A remark by Beethoven in the working copy of the first movement of his Sonata op. 111:

“NB hinuntergestrichen die Oktaven (abbreviated as perhaps 8 en)” (translation: NB Stem the octaves downward)

This remark was deciphered by Schenker in his Elucidation Edition of the sonata (He wrote four such short books explaining the content and interpretation of op. 101, 109, 110, and 111.)

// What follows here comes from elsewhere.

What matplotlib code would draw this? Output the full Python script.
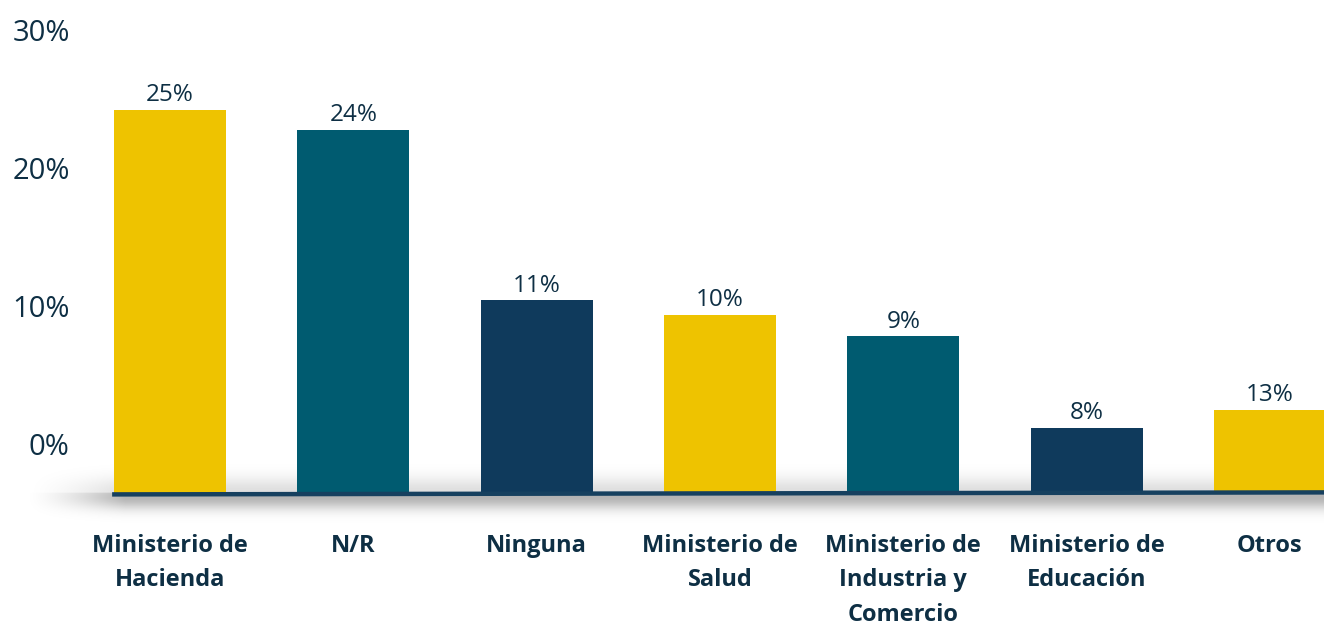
import numpy as np
import matplotlib.pyplot as plt

# data
categories = ["Ministerio de\nHacienda", "N/R", "Ninguna", "Ministerio de\nSalud",
              "Ministerio de\nIndustria y\nComercio", "Ministerio de\nEducación", "Otros"]
labels = ["25%", "24%", "11%", "10%", "9%", "8%", "13%"]
# drawn bar tops, in axis units (the infographic does not match its labels)
bar_tops = [24.2, 22.75, 10.4, 9.35, 7.8, 1.16, 2.46]
base = -3.55
yticks = [0, 10, 20, 30]

yellow, teal, navy = "#EEC300", "#005B70", "#0F3A5C"
colors = [yellow, teal, navy, yellow, teal, navy, yellow]
ink = "#0E2F44"

plt.rcParams['font.family'] = ['Open Sans', 'DejaVu Sans']

fig = plt.figure(figsize=(13.24, 6.26), dpi=100)
ax = fig.add_axes([85 / 1324, 116 / 626, 1 - 85 / 1324, 510 / 626])

x = np.arange(len(categories))
heights = np.array(bar_tops) - base

# soft shadow around the baseline (an alpha gradient image)
y0, y1 = base - 3.0, base + 2.2
x0, x1 = -0.8, 6.4
yy = np.linspace(y1, y0, 120)
xx = np.linspace(x0, x1, 600)
d = (base - yy) * 13.8  # pixels below the line
vert = np.where(d > 0, 0.30 * np.exp(-((d - 4) ** 2) / (2 * 9 ** 2)),
                0.13 * np.exp(-(d ** 2) / (2 * 11 ** 2)))
horiz = np.clip((xx - x0) / 0.55, 0, 1) ** 1.5
alpha = vert[:, None] * horiz[None, :]
img = np.zeros((len(yy), len(xx), 4))
img[..., 3] = alpha
ax.imshow(img, extent=[x0, x1, y0, y1], aspect="auto", zorder=1,
          clip_on=False, interpolation="bilinear")

ax.bar(x, heights, bottom=base, width=0.61, color=colors, zorder=2)
ax.plot([-0.316, 6.5], [base - 0.1, base + 0.05], color="#16405F", lw=3.2,
        solid_capstyle="butt", zorder=3)

for xi, top, lab in zip(x, bar_tops, labels):
    ax.text(xi, top + 0.2, lab, ha="center", va="bottom", fontsize=17.5,
            color=ink)

ax.set_xlim(-0.464, 6.295)
ax.set_ylim(-4.78, 32.17)
ax.set_yticks(yticks)
ax.set_yticklabels([f"{v}%" for v in yticks], fontsize=21, color=ink)
ax.set_xticks(x)
ax.set_xticklabels(categories, fontsize=17, fontweight="bold", color=ink,
                   linespacing=1.6, va="top")
ax.tick_params(length=0)
ax.tick_params(axis="y", pad=11)
ax.tick_params(axis="x", pad=17)
for s in ax.spines.values():
    s.set_visible(False)

fig.savefig("out.png", dpi=100)
plt.close()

Here is the page, and a blowup of the remark.
octave stems MS 1.jpeg
octave stems MS 1.jpeg (121.78 KiB) Viewed 1056 times
Beethoven remark in op 111.jpeg
Beethoven remark in op 111.jpeg (81.26 KiB) Viewed 1056 times
Beethoven seems to want the following right hand octaves (and possibly also the left hand octaves in the previous line) stemmed downward even though he stemmed them upward in the manuscript. This notation clarifies that the right hand is playing a middle voice in the fugato in preparation for the up-stemmed entrance of the theme in the upper voice a few measures later. The copyist obliges (in the right hand at least), but this produces potential engraving issues:
Octave stems copyist.jpeg
Octave stems copyist.jpeg (129.03 KiB) Viewed 1056 times
Beethoven solved the problem in an interesting way using centered beaming when he wrote out a fair copy for an edition by another publisher. He also stems the previous left hand octaves downward in preparation for the entrance of the theme in the bass:
octave stems MS2.jpeg
octave stems MS2.jpeg (242.65 KiB) Viewed 1056 times
It is clear that Beethoven took stem direction very seriously. From past experience, he knew that some of it would not be carried out because of engraving issues, and he allowed or even directed his copyist to regularize for the engraver some that he considered less essential. But he persisted in showing what he really preferred in his manuscripts, while also taking some of the practicalities of engraving into account.

Now that some of the old engraving issues are no longer relevant, we can engrave most of his music exactly as he would have preferred.